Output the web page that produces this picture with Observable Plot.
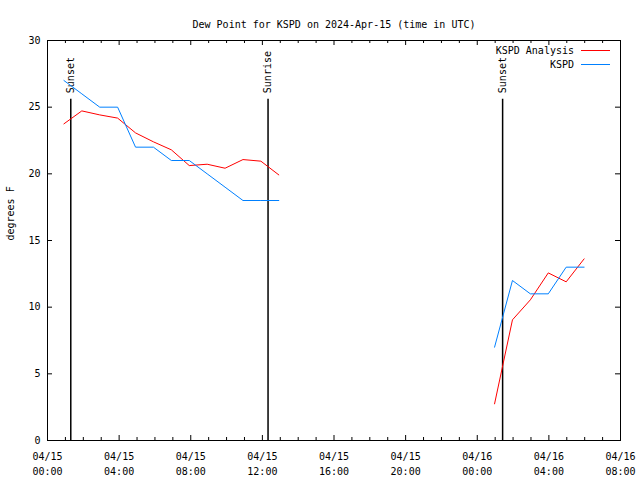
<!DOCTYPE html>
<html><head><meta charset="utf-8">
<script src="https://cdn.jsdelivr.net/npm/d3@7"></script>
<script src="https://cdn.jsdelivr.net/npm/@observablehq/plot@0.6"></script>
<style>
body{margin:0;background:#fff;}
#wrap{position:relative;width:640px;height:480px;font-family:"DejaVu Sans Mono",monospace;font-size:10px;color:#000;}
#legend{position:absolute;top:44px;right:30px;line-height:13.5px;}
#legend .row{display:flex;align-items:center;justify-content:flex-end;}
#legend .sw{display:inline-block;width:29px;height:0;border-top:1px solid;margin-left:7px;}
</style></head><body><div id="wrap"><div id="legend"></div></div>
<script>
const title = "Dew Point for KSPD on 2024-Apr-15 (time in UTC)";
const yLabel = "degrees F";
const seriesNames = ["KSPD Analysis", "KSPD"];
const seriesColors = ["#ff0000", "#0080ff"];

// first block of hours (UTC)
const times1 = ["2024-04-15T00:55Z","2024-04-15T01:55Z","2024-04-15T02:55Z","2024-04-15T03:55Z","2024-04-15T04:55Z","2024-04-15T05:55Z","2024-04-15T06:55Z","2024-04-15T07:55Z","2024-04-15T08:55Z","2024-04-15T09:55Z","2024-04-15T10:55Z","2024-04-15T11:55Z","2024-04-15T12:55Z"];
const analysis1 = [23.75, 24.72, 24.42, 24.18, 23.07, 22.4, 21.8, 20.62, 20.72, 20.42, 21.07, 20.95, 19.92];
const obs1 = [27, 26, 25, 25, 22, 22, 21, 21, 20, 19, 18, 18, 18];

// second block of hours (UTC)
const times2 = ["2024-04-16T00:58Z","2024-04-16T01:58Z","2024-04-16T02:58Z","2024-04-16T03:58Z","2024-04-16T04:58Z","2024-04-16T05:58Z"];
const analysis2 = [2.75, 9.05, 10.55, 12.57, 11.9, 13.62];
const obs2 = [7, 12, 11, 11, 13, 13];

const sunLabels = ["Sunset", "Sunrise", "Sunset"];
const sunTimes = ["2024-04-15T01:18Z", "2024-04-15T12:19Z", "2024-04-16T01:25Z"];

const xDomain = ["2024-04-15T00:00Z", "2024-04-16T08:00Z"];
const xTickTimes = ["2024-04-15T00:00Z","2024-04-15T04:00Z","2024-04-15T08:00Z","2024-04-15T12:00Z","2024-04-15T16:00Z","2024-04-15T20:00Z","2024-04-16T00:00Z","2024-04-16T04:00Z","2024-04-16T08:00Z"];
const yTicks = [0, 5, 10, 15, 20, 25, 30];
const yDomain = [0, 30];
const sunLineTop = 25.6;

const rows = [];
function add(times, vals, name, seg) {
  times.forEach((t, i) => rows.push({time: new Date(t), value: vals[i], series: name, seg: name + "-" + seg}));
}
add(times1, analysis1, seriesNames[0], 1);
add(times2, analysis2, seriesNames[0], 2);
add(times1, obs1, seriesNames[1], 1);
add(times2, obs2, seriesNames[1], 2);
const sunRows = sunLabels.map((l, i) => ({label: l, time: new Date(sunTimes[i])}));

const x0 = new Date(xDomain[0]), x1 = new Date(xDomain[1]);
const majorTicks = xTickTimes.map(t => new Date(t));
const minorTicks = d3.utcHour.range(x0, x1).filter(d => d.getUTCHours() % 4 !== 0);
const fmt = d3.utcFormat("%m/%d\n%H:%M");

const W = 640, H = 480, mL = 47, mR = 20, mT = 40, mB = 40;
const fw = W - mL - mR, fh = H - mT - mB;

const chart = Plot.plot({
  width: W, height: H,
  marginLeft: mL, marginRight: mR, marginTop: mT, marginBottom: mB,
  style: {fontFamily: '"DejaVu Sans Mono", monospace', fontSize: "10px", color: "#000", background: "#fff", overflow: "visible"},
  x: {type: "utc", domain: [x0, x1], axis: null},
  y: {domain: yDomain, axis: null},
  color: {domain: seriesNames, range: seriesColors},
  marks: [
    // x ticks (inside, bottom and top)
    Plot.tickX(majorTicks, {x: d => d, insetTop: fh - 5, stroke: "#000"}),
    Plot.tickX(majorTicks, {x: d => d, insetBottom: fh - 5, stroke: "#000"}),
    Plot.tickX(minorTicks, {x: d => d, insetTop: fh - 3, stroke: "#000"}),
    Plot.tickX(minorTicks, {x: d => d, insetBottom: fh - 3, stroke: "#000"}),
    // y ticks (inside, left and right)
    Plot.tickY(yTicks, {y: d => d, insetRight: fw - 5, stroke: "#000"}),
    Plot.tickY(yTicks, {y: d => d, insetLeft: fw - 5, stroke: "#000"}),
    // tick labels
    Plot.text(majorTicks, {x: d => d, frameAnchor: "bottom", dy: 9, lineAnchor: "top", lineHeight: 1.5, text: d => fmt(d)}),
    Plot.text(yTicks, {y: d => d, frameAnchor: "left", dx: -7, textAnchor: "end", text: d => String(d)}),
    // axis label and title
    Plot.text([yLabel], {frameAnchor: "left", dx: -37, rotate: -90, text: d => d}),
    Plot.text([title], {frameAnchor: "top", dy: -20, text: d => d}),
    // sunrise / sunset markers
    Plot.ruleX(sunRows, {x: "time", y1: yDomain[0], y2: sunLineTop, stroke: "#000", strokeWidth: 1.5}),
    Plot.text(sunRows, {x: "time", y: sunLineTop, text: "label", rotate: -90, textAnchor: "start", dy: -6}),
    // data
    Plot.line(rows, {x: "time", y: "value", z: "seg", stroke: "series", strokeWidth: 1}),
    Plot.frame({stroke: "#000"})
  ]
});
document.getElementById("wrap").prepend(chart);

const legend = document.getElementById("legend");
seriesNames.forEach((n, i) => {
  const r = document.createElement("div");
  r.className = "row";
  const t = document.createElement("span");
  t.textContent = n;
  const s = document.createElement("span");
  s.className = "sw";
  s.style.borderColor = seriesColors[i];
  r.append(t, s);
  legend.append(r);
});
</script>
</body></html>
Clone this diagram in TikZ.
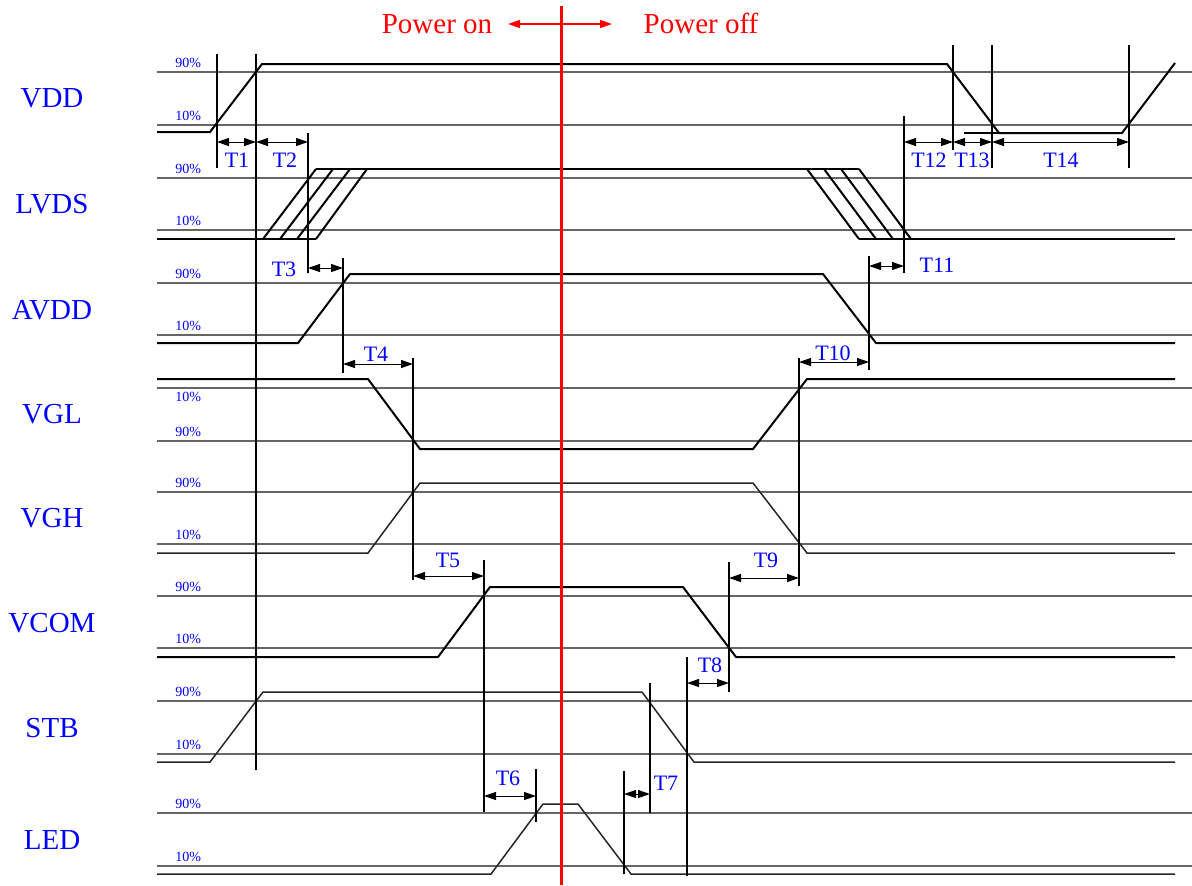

========================================================================

__Prompt__: Reproduce every entry word for word, but skip any pictures.

__Written answer__:
Output the web page that produces this picture with Observable Plot.
<!DOCTYPE html>
<html><head><meta charset="utf-8">
<script src="https://cdn.jsdelivr.net/npm/d3@7"></script>
<script src="https://cdn.jsdelivr.net/npm/@observablehq/plot@0.6"></script>
<style>
body{margin:0;background:#fff;}
#wrap{position:relative;width:640px;height:480px;font-family:"DejaVu Sans Mono",monospace;font-size:10px;color:#000;}
#legend{position:absolute;top:44px;right:30px;line-height:13.5px;}
#legend .row{display:flex;align-items:center;justify-content:flex-end;}
#legend .sw{display:inline-block;width:29px;height:0;border-top:1px solid;margin-left:7px;}
</style></head><body><div id="wrap"><div id="legend"></div></div>
<script>
const title = "Dew Point for KSPD on 2024-Apr-15 (time in UTC)";
const yLabel = "degrees F";
const seriesNames = ["KSPD Analysis", "KSPD"];
const seriesColors = ["#ff0000", "#0080ff"];

// first block of hours (UTC)
const times1 = ["2024-04-15T00:55Z","2024-04-15T01:55Z","2024-04-15T02:55Z","2024-04-15T03:55Z","2024-04-15T04:55Z","2024-04-15T05:55Z","2024-04-15T06:55Z","2024-04-15T07:55Z","2024-04-15T08:55Z","2024-04-15T09:55Z","2024-04-15T10:55Z","2024-04-15T11:55Z","2024-04-15T12:55Z"];
const analysis1 = [23.75, 24.72, 24.42, 24.18, 23.07, 22.4, 21.8, 20.62, 20.72, 20.42, 21.07, 20.95, 19.92];
const obs1 = [27, 26, 25, 25, 22, 22, 21, 21, 20, 19, 18, 18, 18];

// second block of hours (UTC)
const times2 = ["2024-04-16T00:58Z","2024-04-16T01:58Z","2024-04-16T02:58Z","2024-04-16T03:58Z","2024-04-16T04:58Z","2024-04-16T05:58Z"];
const analysis2 = [2.75, 9.05, 10.55, 12.57, 11.9, 13.62];
const obs2 = [7, 12, 11, 11, 13, 13];

const sunLabels = ["Sunset", "Sunrise", "Sunset"];
const sunTimes = ["2024-04-15T01:18Z", "2024-04-15T12:19Z", "2024-04-16T01:25Z"];

const xDomain = ["2024-04-15T00:00Z", "2024-04-16T08:00Z"];
const xTickTimes = ["2024-04-15T00:00Z","2024-04-15T04:00Z","2024-04-15T08:00Z","2024-04-15T12:00Z","2024-04-15T16:00Z","2024-04-15T20:00Z","2024-04-16T00:00Z","2024-04-16T04:00Z","2024-04-16T08:00Z"];
const yTicks = [0, 5, 10, 15, 20, 25, 30];
const yDomain = [0, 30];
const sunLineTop = 25.6;

const rows = [];
function add(times, vals, name, seg) {
  times.forEach((t, i) => rows.push({time: new Date(t), value: vals[i], series: name, seg: name + "-" + seg}));
}
add(times1, analysis1, seriesNames[0], 1);
add(times2, analysis2, seriesNames[0], 2);
add(times1, obs1, seriesNames[1], 1);
add(times2, obs2, seriesNames[1], 2);
const sunRows = sunLabels.map((l, i) => ({label: l, time: new Date(sunTimes[i])}));

const x0 = new Date(xDomain[0]), x1 = new Date(xDomain[1]);
const majorTicks = xTickTimes.map(t => new Date(t));
const minorTicks = d3.utcHour.range(x0, x1).filter(d => d.getUTCHours() % 4 !== 0);
const fmt = d3.utcFormat("%m/%d\n%H:%M");

const W = 640, H = 480, mL = 47, mR = 20, mT = 40, mB = 40;
const fw = W - mL - mR, fh = H - mT - mB;

const chart = Plot.plot({
  width: W, height: H,
  marginLeft: mL, marginRight: mR, marginTop: mT, marginBottom: mB,
  style: {fontFamily: '"DejaVu Sans Mono", monospace', fontSize: "10px", color: "#000", background: "#fff", overflow: "visible"},
  x: {type: "utc", domain: [x0, x1], axis: null},
  y: {domain: yDomain, axis: null},
  color: {domain: seriesNames, range: seriesColors},
  marks: [
    // x ticks (inside, bottom and top)
    Plot.tickX(majorTicks, {x: d => d, insetTop: fh - 5, stroke: "#000"}),
    Plot.tickX(majorTicks, {x: d => d, insetBottom: fh - 5, stroke: "#000"}),
    Plot.tickX(minorTicks, {x: d => d, insetTop: fh - 3, stroke: "#000"}),
    Plot.tickX(minorTicks, {x: d => d, insetBottom: fh - 3, stroke: "#000"}),
    // y ticks (inside, left and right)
    Plot.tickY(yTicks, {y: d => d, insetRight: fw - 5, stroke: "#000"}),
    Plot.tickY(yTicks, {y: d => d, insetLeft: fw - 5, stroke: "#000"}),
    // tick labels
    Plot.text(majorTicks, {x: d => d, frameAnchor: "bottom", dy: 9, lineAnchor: "top", lineHeight: 1.5, text: d => fmt(d)}),
    Plot.text(yTicks, {y: d => d, frameAnchor: "left", dx: -7, textAnchor: "end", text: d => String(d)}),
    // axis label and title
    Plot.text([yLabel], {frameAnchor: "left", dx: -37, rotate: -90, text: d => d}),
    Plot.text([title], {frameAnchor: "top", dy: -20, text: d => d}),
    // sunrise / sunset markers
    Plot.ruleX(sunRows, {x: "time", y1: yDomain[0], y2: sunLineTop, stroke: "#000", strokeWidth: 1.5}),
    Plot.text(sunRows, {x: "time", y: sunLineTop, text: "label", rotate: -90, textAnchor: "start", dy: -6}),
    // data
    Plot.line(rows, {x: "time", y: "value", z: "seg", stroke: "series", strokeWidth: 1}),
    Plot.frame({stroke: "#000"})
  ]
});
document.getElementById("wrap").prepend(chart);

const legend = document.getElementById("legend");
seriesNames.forEach((n, i) => {
  const r = document.createElement("div");
  r.className = "row";
  const t = document.createElement("span");
  t.textContent = n;
  const s = document.createElement("span");
  s.className = "sw";
  s.style.borderColor = seriesColors[i];
  r.append(t, s);
  legend.append(r);
});
</script>
</body></html>
Clone this diagram in TikZ.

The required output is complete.